Understand the environment

Successful analytics demands an understanding of the environment. It needs to take into account the organizational culture, the political reality, and power dynamics. It also needs to take into account extra-organizational factors. Economic, political, and regulatory pressures can have an impact and need to be taken into account. Don’t be the person who does something stupid by violating a law around data. The legal environment is an important one and while you don’t have to be a lawyer and likely aren’t, it’s important to understand what’s going on.

Impact > “Cool”

Impact of analytics is more important than using “cool” solutions. If a simpler model can be used with the same impact as a more complex model, then there is no need for a complex solution. Similarly, if all that is needed is a few visualizations, then making a model is overkill. Just because we can do something doesn’t mean that we should. Since our focus is on impact, we shouldn’t chase after the latest shiny toy in analytics. Because of this, my definition of data science is broader than some and includes any and all solutions to data-centric problems.

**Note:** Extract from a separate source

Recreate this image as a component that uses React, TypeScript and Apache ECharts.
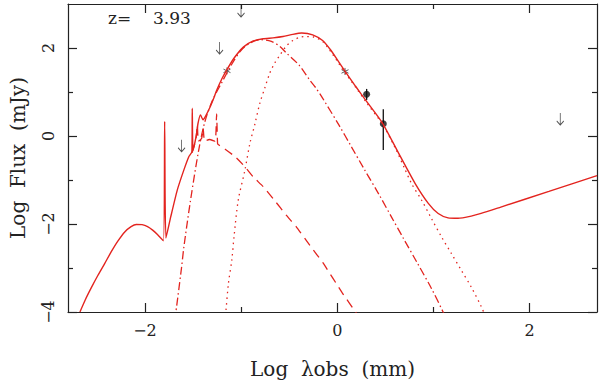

Going along with this idea of impact, we need to think about our impact in other ways. Ethics matters both in the present and in the future. We need to ensure our work is ethical and has the maximum positive impact on the world while minimizing our negative impact on the world. This demands that we think broadly about the impact of our offerings on all stakeholders. Analytics can have an outsized impact on people’s lives and we need to keep that in mind as we do our work. Ethics isn’t just something someone has, it’s what we do and it needs to permeate our work.